Exercise aim ->
Write out nothing but the lines from the first line of the entries below through the line with "msizes = [5.5, 4.5, 5.5, 5.5]"; no pictures go in.

Extracted entries ->
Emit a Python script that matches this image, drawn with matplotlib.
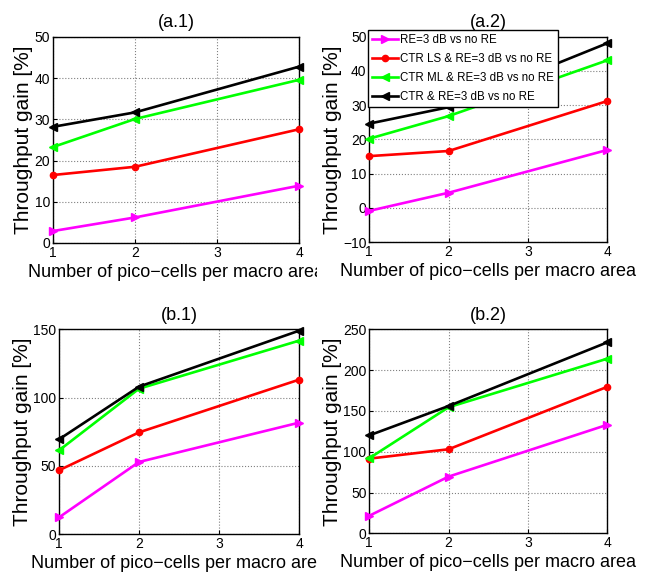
import matplotlib

matplotlib.use("Agg")

import matplotlib.pyplot as plt
from matplotlib.transforms import Bbox, TransformedBbox

plt.rcParams["font.family"] = ["Liberation Sans", "DejaVu Sans"]

# 横轴：每个宏小区的 pico 小区数
x = [1, 2, 4]

series_names = [
    "RE=3 dB vs no RE",
    "CTR LS & RE=3 dB vs no RE",
    "CTR ML & RE=3 dB vs no RE",
    "CTR & RE=3 dB vs no RE",
]

# (a.1)
a1_re = [2.9, 6.2, 13.9]
a1_ls = [16.5, 18.5, 27.6]
a1_ml = [23.3, 30.1, 39.6]
a1_ctr = [28.2, 31.7, 42.8]

# (a.2)
a2_re = [-0.9, 4.4, 16.9]
a2_ls = [15.1, 16.6, 31.2]
a2_ml = [20.2, 26.8, 43.1]
a2_ctr = [24.6, 29.4, 48.1]

# (b.1)
b1_re = [12.2, 52.8, 81.6]
b1_ls = [46.7, 74.5, 113.1]
b1_ml = [61.3, 106.5, 141.7]
b1_ctr = [69.4, 108.0, 149.0]

# (b.2)
b2_re = [21.5, 69.5, 133.0]
b2_ls = [91.5, 103.0, 179.5]
b2_ml = [92.0, 154.5, 214.0]
b2_ctr = [120.0, 156.0, 234.0]

colors = ["#ff00ff", "#ff0000", "#00ff00", "#000000"]
markers = [">", "o", "<", "<"]
msizes = [5.5, 4.5, 5.5, 5.5]

panels = [
    ("(a.1)", [a1_re, a1_ls, a1_ml, a1_ctr], (0, 50), [0, 10, 20, 30, 40, 50],
     [0.0812, 0.5796, 0.3767, 0.3564]),
    ("(a.2)", [a2_re, a2_ls, a2_ml, a2_ctr], (-10, 50), [-10, 0, 10, 20, 30, 40, 50],
     [0.5655, 0.5813, 0.3645, 0.3552]),
    ("(b.1)", [b1_re, b1_ls, b1_ml, b1_ctr], (0, 150), [0, 50, 100, 150],
     [0.0904, 0.0761, 0.3675, 0.3541]),
    ("(b.2)", [b2_re, b2_ls, b2_ml, b2_ctr], (0, 250), [0, 50, 100, 150, 200, 250],
     [0.5655, 0.0773, 0.3645, 0.3530]),
]

fig = plt.figure(figsize=(6.53, 5.78), dpi=100)

axes = []
for i, (title, data, ylim, yticks, rect) in enumerate(panels):
    ax = fig.add_axes(rect)
    for ys, c, m, ms, name in zip(data, colors, markers, msizes, series_names):
        ax.plot(x, ys, "-", color=c, marker=m, markersize=ms, linewidth=1.9,
                label=name, clip_on=False, zorder=3)
    ax.set_xlim(1, 4)
    ax.set_ylim(*ylim)
    ax.set_xticks([1, 2, 3, 4])
    ax.set_yticks(yticks)
    ax.tick_params(direction="in", length=3, labelsize=10, pad=2)
    ax.grid(True, linestyle=":", color="#808080", linewidth=0.8)
    for s in ax.spines.values():
        s.set_linewidth(1.0)
    ax.set_title(title, fontsize=13, pad=7)
    ax.set_xlabel("Number of pico\u2212cells per macro area", fontsize=13, labelpad=3)
    ax.set_ylabel("Throughput gain [%]", fontsize=15, labelpad=1)
    axes.append(ax)

# 左边两个子图的 x 轴标签被右侧子图遮住一部分
for ax in (axes[0], axes[2]):
    clip = TransformedBbox(Bbox([[0, 0], [0.4855, 1]]), fig.transFigure)
    ax.xaxis.label.set_clip_box(clip)
    ax.xaxis.label.set_clip_on(True)

leg = axes[1].legend(loc="upper left", bbox_to_anchor=(-0.004, 1.033),
                     borderaxespad=0, fontsize=8.3, handlelength=2.2,
                     handletextpad=0.2, labelspacing=0.6, borderpad=0.35,
                     fancybox=False, framealpha=1, edgecolor="black")
leg.get_frame().set_linewidth(1.0)

plt.savefig("out.png", dpi=100)
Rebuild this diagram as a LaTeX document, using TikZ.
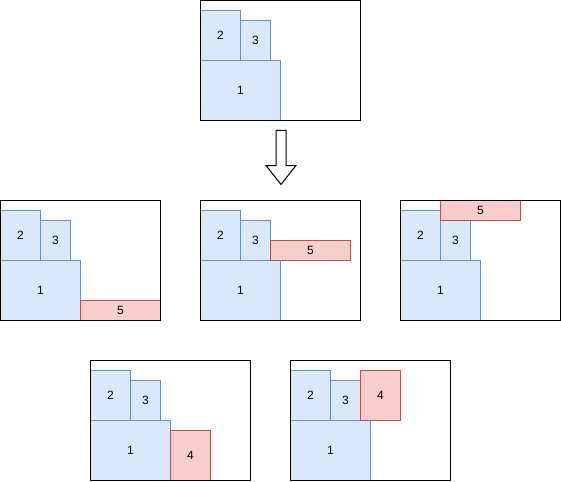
\documentclass[tikz,border=0pt]{standalone}
\usepackage{fontspec}
\setmainfont{Liberation Sans}
\definecolor{bfill}{HTML}{DAE8FC}
\definecolor{bdraw}{HTML}{6C8EBF}
\definecolor{rfill}{HTML}{F8CECC}
\definecolor{rdraw}{HTML}{B85450}
\tikzset{
  boxbase/.style={rectangle, anchor=north west, inner sep=0pt, outer sep=0pt, line width=1pt, font=\fontsize{12}{14}\selectfont},
  bluebox/.style={boxbase, fill=bfill, draw=bdraw},
  redbox/.style={boxbase, fill=rfill, draw=rdraw},
  framebox/.style={rectangle, anchor=north west, inner sep=0pt, outer sep=0pt, draw=black, line width=1pt},
  blockarrow/.style={draw=black, fill=white, line width=1pt, line join=miter}
}
% \bx{style}{name}{x}{y}{w}{h}{label}
\newcommand{\bx}[7]{\node[#1, minimum width=#5pt, minimum height=#6pt] (#2) at (#3,#4) {#7};}
\newcommand{\fr}[3]{\node[framebox, minimum width=160pt, minimum height=120pt] (#1) at (#2,#3) {};}
\begin{document}
\begin{tikzpicture}[x=1pt,y=-1pt]
\useasboundingbox (0,0) rectangle (561,481);
% top panel
\bx{bluebox}{t2}{200.5}{10.5}{40}{50}{2}
\bx{bluebox}{t3}{240.5}{20.5}{30}{40}{3}
\bx{bluebox}{t1}{200.5}{60.5}{80}{60}{1}
\fr{tf}{200.5}{0.5}
% arrow
\draw[blockarrow] (276,130.5) -- (286,130.5) -- (286,165.5) -- (296,165.5) -- (281,184.5) -- (266,165.5) -- (276,165.5) -- cycle;
% middle row, left
\bx{bluebox}{a2}{0.5}{210.5}{40}{50}{2}
\bx{bluebox}{a3}{40.5}{220.5}{30}{40}{3}
\bx{bluebox}{a1}{0.5}{260.5}{80}{60}{1}
\bx{redbox}{a5}{80.5}{300.5}{80}{20}{5}
\fr{af}{0.5}{200.5}
% middle row, centre
\bx{bluebox}{b2}{200.5}{210.5}{40}{50}{2}
\bx{bluebox}{b3}{240.5}{220.5}{30}{40}{3}
\bx{bluebox}{b1}{200.5}{260.5}{80}{60}{1}
\bx{redbox}{b5}{270.5}{240.5}{80}{20}{5}
\fr{bf}{200.5}{200.5}
% middle row, right
\bx{bluebox}{c2}{400.5}{210.5}{40}{50}{2}
\bx{bluebox}{c3}{440.5}{220.5}{30}{40}{3}
\bx{bluebox}{c1}{400.5}{260.5}{80}{60}{1}
\bx{redbox}{c5}{440.5}{200.5}{80}{20}{5}
\fr{cf}{400.5}{200.5}
% bottom row, left
\bx{bluebox}{d2}{90.5}{370.5}{40}{50}{2}
\bx{bluebox}{d3}{130.5}{380.5}{30}{40}{3}
\bx{bluebox}{d1}{90.5}{420.5}{80}{60}{1}
\bx{redbox}{d4}{170.5}{430.5}{40}{50}{4}
\fr{df}{90.5}{360.5}
% bottom row, right
\bx{bluebox}{e2}{290.5}{370.5}{40}{50}{2}
\bx{bluebox}{e3}{330.5}{380.5}{30}{40}{3}
\bx{bluebox}{e1}{290.5}{420.5}{80}{60}{1}
\bx{redbox}{e4}{360.5}{370.5}{40}{50}{4}
\fr{ef}{290.5}{360.5}
\end{tikzpicture}
\end{document}
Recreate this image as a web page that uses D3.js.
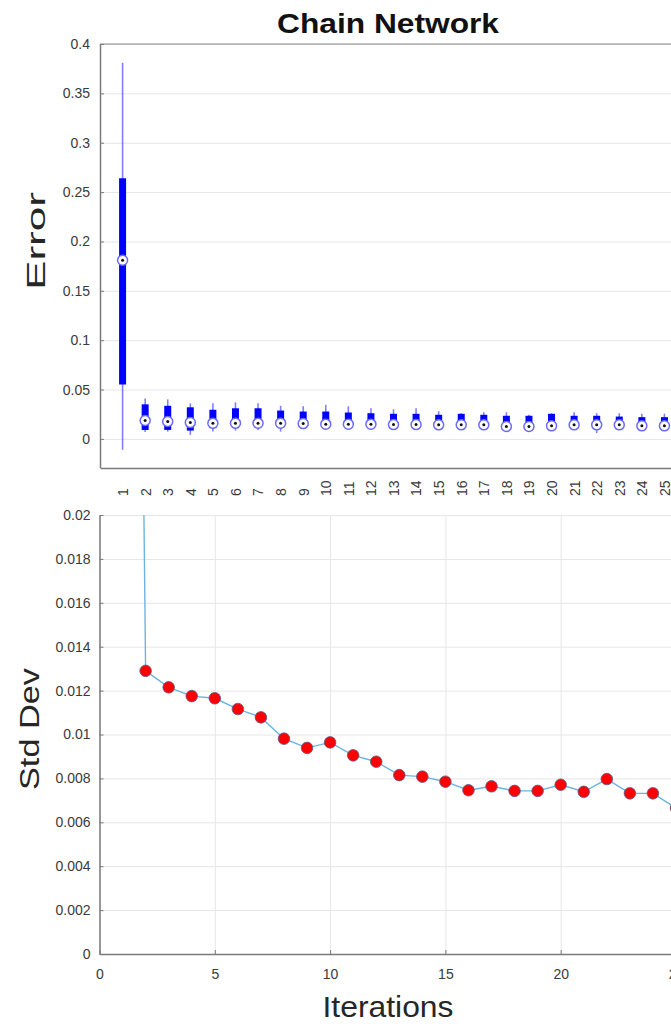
<!DOCTYPE html>
<html>
<head>
<meta charset="utf-8">
<script src="https://cdn.jsdelivr.net/npm/d3@7"></script>
<style>
  body { margin: 0; background: #fff; }
  svg { display: block; font-family: 'Liberation Sans', Arial, Helvetica, sans-serif; }
  .tick text { fill: #3a3a3a; font-size: 14px; }
  .axis path, .axis line { stroke: #7a7a7a; }
  .grid line { stroke: #e6e6e6; }
  .grid path { display: none; }
</style>
</head>
<body>
<div id="chart"></div>
<script>
// iterations 1..25, error distribution per iteration (compact boxplot)
const iterations = d3.range(1, 26);
const whiskerHigh = [0.381, 0.041, 0.040, 0.036, 0.036, 0.037, 0.036, 0.0335, 0.033, 0.0345, 0.033, 0.031, 0.030,
  0.031, 0.028, 0.026, 0.027, 0.027, 0.0245, 0.026, 0.027, 0.026, 0.026, 0.0255, 0.0255];
const q3 = [0.264, 0.035, 0.0335, 0.032, 0.0295, 0.031, 0.031, 0.0287, 0.0277, 0.0277, 0.0267, 0.026, 0.0254,
  0.0254, 0.0244, 0.0254, 0.0244, 0.0234, 0.0234, 0.0254, 0.0234, 0.0234, 0.0226, 0.022, 0.022];
const medians = [0.181, 0.0186, 0.0176, 0.0165, 0.0159, 0.0159, 0.0159, 0.0159, 0.0155, 0.0149, 0.0149, 0.0149, 0.0145,
  0.0145, 0.0142, 0.0142, 0.0142, 0.0125, 0.0125, 0.0132, 0.0142, 0.0142, 0.0142, 0.0132, 0.0132];
const q1 = [0.055, 0.009, 0.0091, 0.0084, 0.0109, 0.0109, 0.0119, 0.0119, 0.0119, 0.0122, 0.0122, 0.0122, 0.0122,
  0.0122, 0.0122, 0.0122, 0.0122, 0.0112, 0.0115, 0.0118, 0.0122, 0.0118, 0.0118, 0.0115, 0.0115];
const whiskerLow = [-0.011, 0.007, 0.0074, 0.0041, 0.0074, 0.0084, 0.0091, 0.0074, 0.0109, 0.0112, 0.0115, 0.0112, 0.0112,
  0.0091, 0.0112, 0.0122, 0.0112, 0.0074, 0.0112, 0.0112, 0.0112, 0.0058, 0.0112, 0.0091, 0.0091];

// std dev of the error per iteration
const stdDev = [0.11, 0.0129, 0.01215, 0.01175, 0.01165, 0.01116, 0.01078, 0.00981, 0.00939, 0.00964, 0.00905, 0.00876,
  0.00815, 0.00808, 0.00785, 0.00746, 0.00764, 0.00743, 0.00743, 0.00771, 0.00739, 0.00797, 0.00732, 0.00732, 0.00665];

const errorTicks = d3.range(0, 0.4001, 0.05);
const stdTicks = d3.range(0, 0.02001, 0.002);
const iterTicks = [0, 5, 10, 15, 20, 25];

const width = 671, height = 1024;

const svg = d3.select('#chart').append('svg')
  .attr('width', width)
  .attr('height', height);

// text helper, stretched to the width
function label(x, y, rot, size, len, txt, bold) {
  return svg.append('text')
    .attr('transform', 'translate(' + x + ',' + y + ') rotate(' + rot + ')')
    .attr('text-anchor', 'middle')
    .attr('font-size', size)
    .attr('font-weight', bold ? 'bold' : 'normal')
    .attr('fill', bold ? '#111' : '#262626')
    .attr('textLength', len)
    .attr('lengthAdjust', 'spacingAndGlyphs')
    .text(txt);
}

// ---------- top panel: boxplots ----------
const boxArea = { left: 100, right: 687, top: 44, bottom: 468 };
const xTop = d3.scaleLinear().domain([0, 26]).range([boxArea.left, boxArea.right]);
const yTop = d3.scaleLinear().domain([-0.0295, 0.4]).range([boxArea.bottom, boxArea.top]);

const gTop = svg.append('g');

gTop.append('g')
  .attr('class', 'grid')
  .attr('transform', 'translate(' + boxArea.left + ',0)')
  .call(d3.axisLeft(yTop).tickValues(errorTicks).tickSize(-(boxArea.right - boxArea.left)).tickFormat(''));

// top border
gTop.append('line')
  .attr('x1', boxArea.left).attr('x2', boxArea.right)
  .attr('y1', boxArea.top).attr('y2', boxArea.top)
  .attr('stroke', '#8a8a8a');

const yAxisTop = gTop.append('g')
  .attr('class', 'axis')
  .attr('transform', 'translate(' + boxArea.left + ',0)')
  .call(d3.axisLeft(yTop).tickValues(errorTicks).tickSizeInner(-4).tickSizeOuter(0).tickPadding(10)
    .tickFormat(d => d3.format('~g')(+d.toFixed(2))));
yAxisTop.select('.domain').attr('d', 'M0.5,' + boxArea.top + 'V' + boxArea.bottom).attr('stroke-width', 1.5);

const xAxisTop = gTop.append('g')
  .attr('class', 'axis')
  .attr('transform', 'translate(0,' + boxArea.bottom + ')')
  .call(d3.axisBottom(xTop).tickValues(iterations).tickSize(0).tickFormat(d3.format('d')));
xAxisTop.select('.domain').attr('stroke-width', 1.5);
xAxisTop.selectAll('text')
  .attr('font-size', 14)
  .attr('transform', 'rotate(-90)')
  .attr('text-anchor', 'start')
  .attr('x', -28)
  .attr('y', 0)
  .attr('dy', '0.35em');

const boxes = gTop.append('g').selectAll('g')
  .data(iterations.map((it, i) => ({ it: it, hi: whiskerHigh[i], q3: q3[i], med: medians[i], q1: q1[i], lo: whiskerLow[i] })))
  .join('g');

boxes.append('line')
  .attr('x1', d => xTop(d.it)).attr('x2', d => xTop(d.it))
  .attr('y1', d => yTop(d.hi)).attr('y2', d => yTop(d.lo))
  .attr('stroke', '#0000ff')
  .attr('stroke-opacity', 0.5)
  .attr('stroke-width', 1.6);

boxes.append('line')
  .attr('x1', d => xTop(d.it)).attr('x2', d => xTop(d.it))
  .attr('y1', d => yTop(d.q3)).attr('y2', d => yTop(d.q1))
  .attr('stroke', '#0000ff')
  .attr('stroke-width', 7);

boxes.append('circle')
  .attr('cx', d => xTop(d.it)).attr('cy', d => yTop(d.med))
  .attr('r', 5)
  .attr('fill', '#fff')
  .attr('stroke', '#6a6aff')
  .attr('stroke-width', 1.5);

boxes.append('circle')
  .attr('cx', d => xTop(d.it)).attr('cy', d => yTop(d.med))
  .attr('r', 1.5)
  .attr('fill', '#111');

label(388, 33, 0, 27, 222, 'Chain Network', true);
label(45, 241, -90, 26, 98, 'Error');

// ---------- bottom panel: std dev line ----------
const lineArea = { left: 99.5, right: 676, top: 515, bottom: 954 };
const xBot = d3.scaleLinear().domain([0, 25]).range([lineArea.left, lineArea.right]);
const yBot = d3.scaleLinear().domain([0, 0.02]).range([lineArea.bottom, lineArea.top]);

const gBot = svg.append('g');

gBot.append('g')
  .attr('class', 'grid')
  .attr('transform', 'translate(' + lineArea.left + ',0)')
  .call(d3.axisLeft(yBot).tickValues(stdTicks).tickSize(-(lineArea.right - lineArea.left)).tickFormat(''));
gBot.append('g')
  .attr('class', 'grid')
  .attr('transform', 'translate(0,' + lineArea.bottom + ')')
  .call(d3.axisBottom(xBot).tickValues(iterTicks).tickSize(-(lineArea.bottom - lineArea.top)).tickFormat(''));

svg.append('clipPath').attr('id', 'clipBot')
  .append('rect')
  .attr('x', lineArea.left).attr('y', lineArea.top)
  .attr('width', lineArea.right - lineArea.left).attr('height', lineArea.bottom - lineArea.top);

const line = d3.line()
  .x((d, i) => xBot(iterations[i]))
  .y(d => yBot(d));

const plot = gBot.append('g').attr('clip-path', 'url(#clipBot)');

plot.append('path')
  .datum(stdDev)
  .attr('fill', 'none')
  .attr('stroke', '#6cb3e3')
  .attr('stroke-width', 1.4)
  .attr('d', line);

plot.selectAll('circle')
  .data(stdDev.slice(1))
  .join('circle')
  .attr('cx', (d, i) => xBot(iterations[i + 1]))
  .attr('cy', d => yBot(d))
  .attr('r', 5.8)
  .attr('fill', '#ff0000')
  .attr('stroke', '#5a5a8a')
  .attr('stroke-width', 0.8);

const yAxisBot = gBot.append('g')
  .attr('class', 'axis')
  .attr('transform', 'translate(' + lineArea.left + ',0)')
  .call(d3.axisLeft(yBot).tickValues(stdTicks).tickSizeInner(-4).tickSizeOuter(0).tickPadding(9)
    .tickFormat(d => d3.format('~g')(+d.toFixed(3))));
yAxisBot.select('.domain').attr('stroke-width', 1.5);
yAxisBot.selectAll('text').attr('font-size', 15);

const xAxisBot = gBot.append('g')
  .attr('class', 'axis')
  .attr('transform', 'translate(0,' + lineArea.bottom + ')')
  .call(d3.axisBottom(xBot).tickValues(iterTicks).tickSizeInner(-4).tickSizeOuter(0).tickPadding(15));
xAxisBot.select('.domain').attr('stroke-width', 1.5);
xAxisBot.selectAll('text').attr('font-size', 16);

label(39, 729, -90, 27, 122, 'Std Dev');
label(388, 1017, 0, 29, 131, 'Iterations');
</script>
</body>
</html>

Expected answer ->
Emit a Python script that matches this image, drawn with matplotlib.
import matplotlib

matplotlib.use("Agg")

import matplotlib.pyplot as plt
from matplotlib.transforms import Bbox, TransformedBbox

plt.rcParams["font.family"] = ["Liberation Sans", "DejaVu Sans"]

# 横轴：每个宏小区的 pico 小区数
x = [1, 2, 4]

series_names = [
    "RE=3 dB vs no RE",
    "CTR LS & RE=3 dB vs no RE",
    "CTR ML & RE=3 dB vs no RE",
    "CTR & RE=3 dB vs no RE",
]

# (a.1)
a1_re = [2.9, 6.2, 13.9]
a1_ls = [16.5, 18.5, 27.6]
a1_ml = [23.3, 30.1, 39.6]
a1_ctr = [28.2, 31.7, 42.8]

# (a.2)
a2_re = [-0.9, 4.4, 16.9]
a2_ls = [15.1, 16.6, 31.2]
a2_ml = [20.2, 26.8, 43.1]
a2_ctr = [24.6, 29.4, 48.1]

# (b.1)
b1_re = [12.2, 52.8, 81.6]
b1_ls = [46.7, 74.5, 113.1]
b1_ml = [61.3, 106.5, 141.7]
b1_ctr = [69.4, 108.0, 149.0]

# (b.2)
b2_re = [21.5, 69.5, 133.0]
b2_ls = [91.5, 103.0, 179.5]
b2_ml = [92.0, 154.5, 214.0]
b2_ctr = [120.0, 156.0, 234.0]

colors = ["#ff00ff", "#ff0000", "#00ff00", "#000000"]
markers = [">", "o", "<", "<"]
msizes = [5.5, 4.5, 5.5, 5.5]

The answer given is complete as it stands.